In France, Mr. Freedom joins forces with Capitaine Formidable's wife, the femme fatale Marie-Madeleine, to lead his own anti-communist Freedom organization. Marie-Madeleine explains that she and Capitaine Formidable ran a string of state-sponsored brothels, using the money they earned to finance anti-Communist activities while also gathering intelligence on the various diplomats and politicians who use their services. Arriving at a pro-USA rally, Mr. Freedom delivers an extended speech extolling the virtues of democracy and capitalism while also espousing white nationalist sympathies and warning of the encroaching influence of African Americans (whom he calls "niggers"), Jews, Asians, and other "undesirables" on the national stage. Assembling an army from the attendees of the rally, he expresses his intention not only to secure France against Communist influence, but also build a "white wall of freedom" around the United States.

Mr. Freedom travels to the U.S. embassy (a supermarket) to meet with the American ambassador to France, who warns him of the influence that a pair of foreign superheroes — the Russian Stalinist Moujik Man and Chinese Maoist Red China Man — have been exerting in the country. Mr. Freedom meets with his French counterpart, Super French Man (an inflatable), who expresses sympathies with their Communist ideologies, prompting Mr. Freedom to kill his sidekicks. Later he meets in a metro tunnel with Moujik Man and Red China Man (the latter a giant, talking Chinese Dragon/lion dog (another inflatable)) and the three discuss the virtues of their various political ideologies; Moujik Man makes friendly overtures to Mr. Freedom and disavows responsibility for the death of Capitaine Formidable. After he accidentally knocks himself unconscious, Moujik Man takes Mr. Freedom back to Communist Party headquarters to recuperate; after waking up, Mr. Freedom kills Moujik Man's girlfriend, Marie-Rouge.

Returning to Marie-Madeleine's apartment to have sex with her, Mr. Freedom suffers a crisis of conscience when her son calls him a fascist; he later realizes that his guilt is in fact coming from Red China Man, who is broadcasting subliminal messages to a radio receiver hidden in one of his teeth. After having the tooth removed, Mr.

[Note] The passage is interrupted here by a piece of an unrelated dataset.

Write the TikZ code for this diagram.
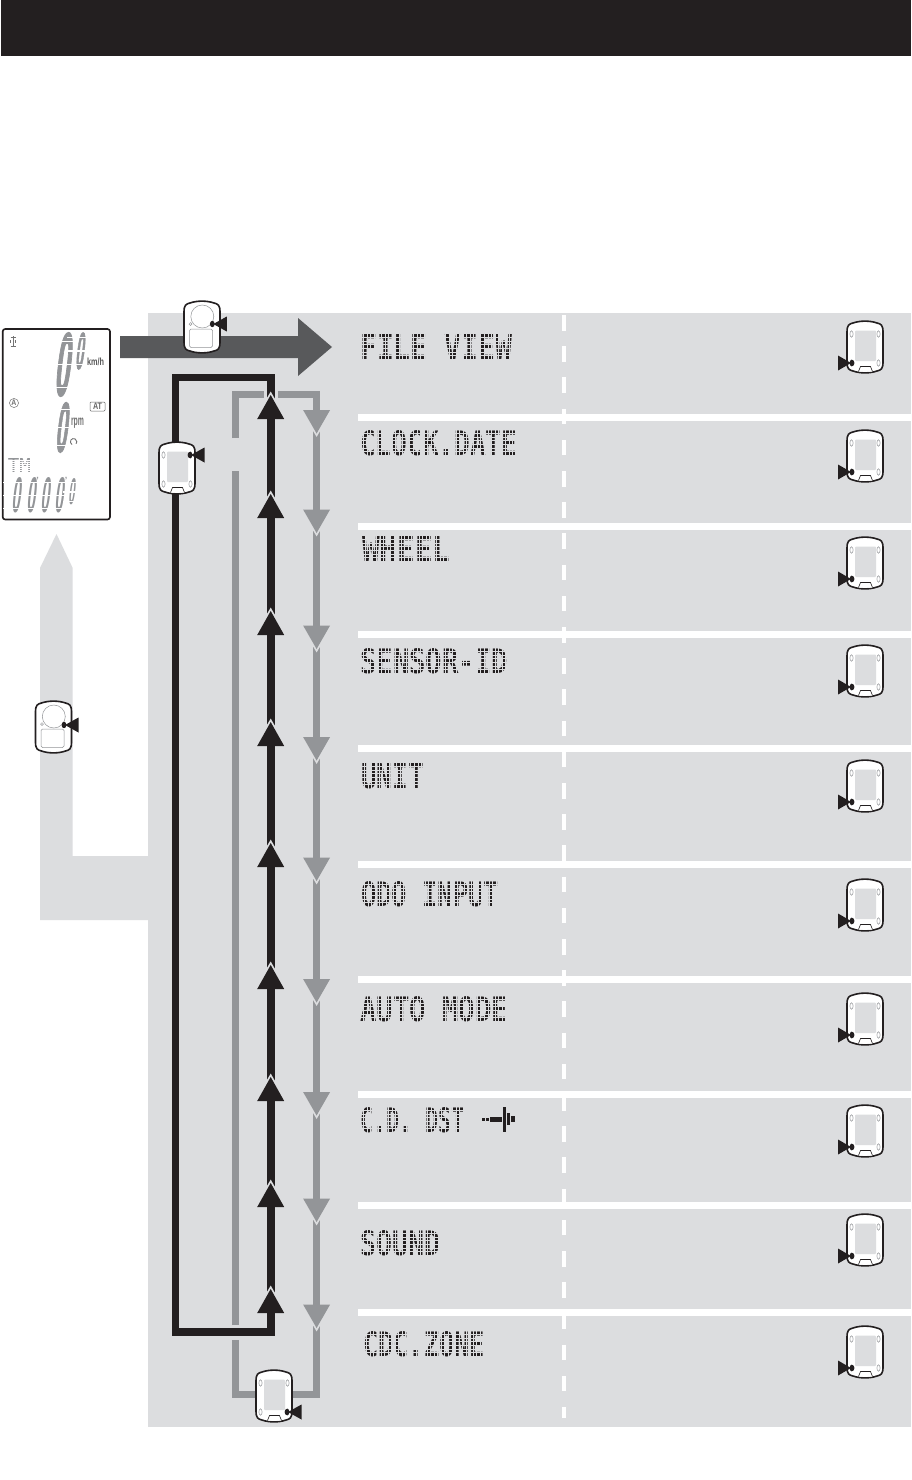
\documentclass[tikz,border=0pt]{standalone}
\usepackage{fontspec}
\setmainfont{Liberation Sans}
\setmonofont{DejaVu Sans Mono}
\newfontfamily\lcdfont[UprightFont=* Bold,FakeBold=2.5]{Liberation Sans}
\newfontfamily\lcdsmall[UprightFont=* Bold]{Liberation Sans}
\usepackage{graphicx}
\definecolor{ink}{HTML}{231F20}
\definecolor{panel}{HTML}{DCDDDF}
\definecolor{midgray}{HTML}{939598}
\definecolor{darkarrow}{HTML}{58595B}
\definecolor{lcdgray}{HTML}{939598}
\tikzset{
  blackline/.style={draw=ink,line width=7.5pt,miter limit=10},
  grayline/.style={draw=midgray,line width=7pt},
  devbody/.style={draw=ink,line width=1.6pt,fill=white},
  thinpart/.style={draw=midgray,line width=.5pt},
  halo/.style={draw=panel,line width=3.5pt,miter limit=10},
  lcdtext/.style={inner sep=0pt,text=lcdgray,font=\bfseries},
  outl/.pic={
    \path[devbody] (-18,-15) .. controls (-18,-22) and (-16,-23) .. (-12,-24)
      .. controls (-5,-26.5) and (5,-26.5) .. (12,-24)
      .. controls (16,-23) and (18,-22) .. (18,-15) -- (18,15)
      .. controls (18,22) and (16,23) .. (12,24)
      .. controls (5,26.5) and (-5,26.5) .. (-12,24)
      .. controls (-16,23) and (-18,22) .. (-18,15) -- cycle;
  },
  devA/.pic={
    \pic {outl};
    \draw[thinpart] (0.3,-10.5) circle (11.5);
    \draw[thinpart,rounded corners=1.5pt] (-12.5,2) rectangle (10.5,20.5);
    \draw[thinpart] (-11.5,-3) circle (1.4);
  },
  devB/.pic={
    \pic {outl};
    \fill[panel,rounded corners=1pt] (-10,-16.5) rectangle (11,14);
    \foreach \hx/\hy in {-13.5/-13,13.5/-13,-13.5/16,13.5/16}
      \draw[thinpart] (\hx,\hy) ellipse (1.6 and 3.2);
    \draw[draw=ink,line width=.6pt,fill=white] (-6.5,24.5) -- (-4.5,19.5) -- (5.5,19.5) -- (7.5,24.5);
  },
  uphead/.pic={
    \path[halo] (-14,24) -- (0,0) -- (14,24);
    \fill[ink] (-13.5,24) -- (0,0) -- (13.5,24) -- cycle;
  },
  downhead/.pic={
    \path[halo] (-14,-23.5) -- (0,0) -- (14,-23.5);
    \fill[midgray] (-13.5,-23.5) -- (0,0) -- (13.5,-23.5) -- cycle;
  },
}
\newcommand{\tipfromleft}[2]{%
  \fill[ink] (#1-14,#2-7.5) -- (#1-1,#2) -- (#1-14,#2+7.5) -- cycle;
  \fill[ink] (#1,#2) ellipse (2.4 and 3.2);}
\newcommand{\tipfromright}[2]{%
  \fill[ink] (#1+14.5,#2-7.5) -- (#1+1,#2) -- (#1+14.5,#2+7.5) -- cycle;
  \fill[ink] (#1,#2) ellipse (2.4 and 3.2);}
\newcommand{\lab}[6]{%
  \node[anchor=north west,inner sep=0pt,text=ink] (#1) at (#2,#3)
    {\resizebox{#4pt}{#5pt}{\ttfamily\bfseries #6}};
  \begin{scope}
    \clip (#2-1,#3-1) rectangle (#2+#4+1,#3+#5+1);
    \foreach \k in {1,...,6}
      \draw[panel,line width=.7pt] (#2-1,#3+\k*#5/7) -- (#2+#4+1,#3+\k*#5/7);
    \pgfmathsetmacro{\nc}{int(#4/3.55)}
    \foreach \k in {1,...,\nc}
      \draw[panel,line width=.45pt] (#2+\k*3.55,#3-1) -- (#2+\k*3.55,#3+#5+1);
  \end{scope}}
% LCD zero: font, name, cx, cy, width, height
\newcommand{\lcdzero}[6]{%
  \node[inner sep=0pt,text=lcdgray,xslant=.12,transform shape] (#2) at (#3,#4) {\resizebox{#5pt}{#6pt}{#1 0}};
  \draw[white,line width=1.1pt] (#3-#5,#4) -- (#3+#5,#4);
  \draw[white,line width=.9pt] (#3-#5,#4-.37*#6) -- (#3+#5,#4-.37*#6);
  \draw[white,line width=.9pt] (#3-#5,#4+.37*#6) -- (#3+#5,#4+.37*#6);}
\begin{document}
\begin{tikzpicture}[x=1pt,y=-1pt]
\useasboundingbox (0,0) rectangle (911,1480);
\fill[white] (0,0) rectangle (911,1480);
\fill[ink] (1,0) rectangle (911,56);
\fill[panel] (148,313) rectangle (911,1427);
\foreach \sy/\sh in {414/7,523/7,631/7,745/7,861/7,976/7,1091/7,1202/7,1309/7}
  \fill[white] (358,\sy) rectangle (911,\sy+\sh);
\coordinate (divtop) at (564,315);
\coordinate (divbot) at (564,1418);
\draw[white,line width=4pt,dash pattern=on 15.6pt off 15.6pt] (divtop) -- (divbot);
\fill[panel] (148,856) -- (72.7,856) -- (72.7,568) -- (56.5,534) -- (40,568) -- (40,920) -- (148,920) -- cycle;
\fill[darkarrow] (120,336) -- (298,336) -- (298,318) -- (332,347) -- (298,376) -- (298,358) -- (120,358) -- cycle;
\coordinate (bTL) at (175.5,377.5);
\coordinate (bTR) at (271,377.5);
\coordinate (bBL) at (175.5,1332);
\coordinate (bBR) at (271,1332);
\coordinate (gA) at (235,438);
\coordinate (gB) at (235,394.5);
\coordinate (gC) at (263.5,394.5);
\coordinate (gD) at (278,394.5);
\coordinate (gE) at (316.7,394.5);
\coordinate (gF) at (316.7,1394.5);
\coordinate (gG) at (235,1394.5);
\coordinate (gH) at (235,1340);
\coordinate (gI) at (235,1325);
\coordinate (gJ) at (235,471);
\draw[grayline] (gA) -- (gB) -- (gC);
\draw[grayline] (gD) -- (gE) -- (gF) -- (gG) -- (gH);
\draw[grayline] (gI) -- (gJ);
\draw[blackline] (bTR) -- (bTL) -- (bBL) -- (bBR) -- cycle;
\foreach \ay in {395,494,611,722,843,965,1077,1183,1289}
  \pic at (270.7,\ay) {uphead};
\foreach \ay in {433.5,533,649,760.5,881,1002.5,1115.5,1222,1328}
  \pic at (316.6,\ay) {downhead};
\pic at (202,327) {devA};
\tipfromright{212.3}{324}
\pic at (53.5,727) {devA};
\tipfromright{64}{725}
\pic at (177,468) {devB};
\tipfromright{190}{455}
\pic at (274,1396) {devB};
\tipfromright{287}{1412}
\foreach \ty in {363,472,579,687,802,921,1035,1147,1256,1368}{
  \pic at (865,\ty-16) {devB};
  \tipfromleft{852}{\ty}
}
\lab{l1}{360}{334}{152}{25}{FILE VIEW}
\lab{l2}{360}{430}{157}{25}{CLOCK.DATE}
\lab{l3}{362}{536}{88}{25}{WHEEL}
\lab{l4}{360}{648}{148}{25}{SENSOR-ID}
\lab{l5}{361}{763}{63}{25}{UNIT}
\lab{l6}{361}{881}{138}{25}{ODO INPUT}
\lab{l7}{360}{996}{148}{25}{AUTO MODE}
\lab{l8}{360}{1107}{104}{25}{C.D. DST}
\lab{l9}{360}{1230}{80}{25}{SOUND}
\lab{l10}{363}{1331}{122}{25}{CDC.ZONE}
\fill[ink] (482,1117.5) rectangle (485,1121);
\fill[ink] (486,1117.5) rectangle (489,1121);
\fill[ink] (490,1117) rectangle (502,1121.5);
\fill[ink] (503,1107) rectangle (505.5,1132);
\fill[ink] (507,1113) rectangle (510,1125);
\fill[ink] (511,1116) rectangle (514.5,1122);
\draw[draw=ink,line width=1.6pt,fill=white,rounded corners=2.5pt] (2.7,329) rectangle (110,519.5);
\lcdzero{\lcdfont}{d1}{61}{364.5}{22}{62}
\lcdzero{\lcdfont}{d2}{79}{351}{12}{36}
\lcdzero{\lcdfont}{d3}{60.5}{427.5}{17}{49}
\lcdzero{\lcdsmall}{d4}{16}{495.5}{13}{35}
\lcdzero{\lcdsmall}{d5}{30.5}{495.5}{13}{35}
\lcdzero{\lcdsmall}{d6}{45}{495.5}{13}{35}
\lcdzero{\lcdsmall}{d7}{59}{495.5}{13}{35}
\lcdzero{\lcdsmall}{d8}{72}{492}{9}{26}
\node[lcdtext,text=lcdgray,font=\small\bfseries] (tick1) at (37.5,480.5) {'};
\node[lcdtext,text=lcdgray,font=\small\bfseries] (tick2) at (66,480.5) {'};
\node[lcdtext,text=black!65] (kmh) at (95.5,362) {\resizebox{17pt}{7.5pt}{km/h}};
\node[lcdtext,text=black!55] (rpm) at (77.5,423.5) {\resizebox{13pt}{7.5pt}{rpm}};
\node[inner sep=0pt,text=lcdgray] (tm) at (19.5,465.5) {\resizebox{23pt}{14pt}{\ttfamily TM}};
\foreach \k in {1,...,6}
  \draw[white,line width=.5pt] (7,458.5+\k*2) -- (32,458.5+\k*2);
\node[draw=black!60,line width=.5pt,rounded corners=1pt,inner sep=1pt,minimum width=15pt,minimum height=9pt,text=black!60,font=\bfseries] (at) at (97.5,406.5) {\resizebox{9pt}{6.5pt}{AT}};
\node[circle,draw=black!55,line width=.5pt,inner sep=.6pt,text=black!55,font=\bfseries] (autoA) at (14,403) {\resizebox{5pt}{5.5pt}{A}};
\draw[black!55,line width=.9pt] (72,444.5) arc[start angle=120,end angle=400,radius=3.2];
\draw[black!55,line width=.6pt] (13,336) -- (13,347);
\draw[black!55,line width=.6pt] (10.5,337) -- (15.5,337) (10.5,346) -- (15.5,346) (10.5,340) -- (10.5,343) (15.5,340) -- (15.5,343);
\end{tikzpicture}
\end{document}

Freedom oversees the construction of a secret base from which his operatives can carry out anti-communist activities in France, and delivers a speech that works his followers into a violent frenzy, prompting them to begin looting, raping, and rioting. In response, the French begin holding anti-US demonstrations. Mr. Freedom opens fire into a crowd of peaceful protestors with a machine gun, to the horror of Marie-Madeleine, who subsequently reveals herself as an ally of Red Chinaman and a member of FAF. She further admits that she was the one who killed Capitaine Formidable. Mr. Freedom kills her, but FAF forces, demonstrators, and Moujik Man's soldiers — seeking revenge for Marie-Rouge's death — breach his compound and kill the rest of his followers.

Convinced that France neither desired nor deserved American democracy, Mr. Freedom detonates "The Big One." In a cutaway, Dr. Freedom reveals he'd actually supplied Mr. Freedom a "Medium One." The resulting explosion only took Mr. Freedom out, leaving everyone else unscathed. The French, meanwhile, continue their anti-US protest unfazed.

==Reception==
Fearing it might never be seen otherwise, Klein showed the film at the 1968 Avignon Festival. Marxist-Leninist groups criticized the political caricatures of Red China Man and other characters. In 2004, American film magazine Psychotronic Video appraised the "idea that the USA will destroy a country in order to save it is a true enough premise (then and now) but this political comedy is pretty hard to sit through."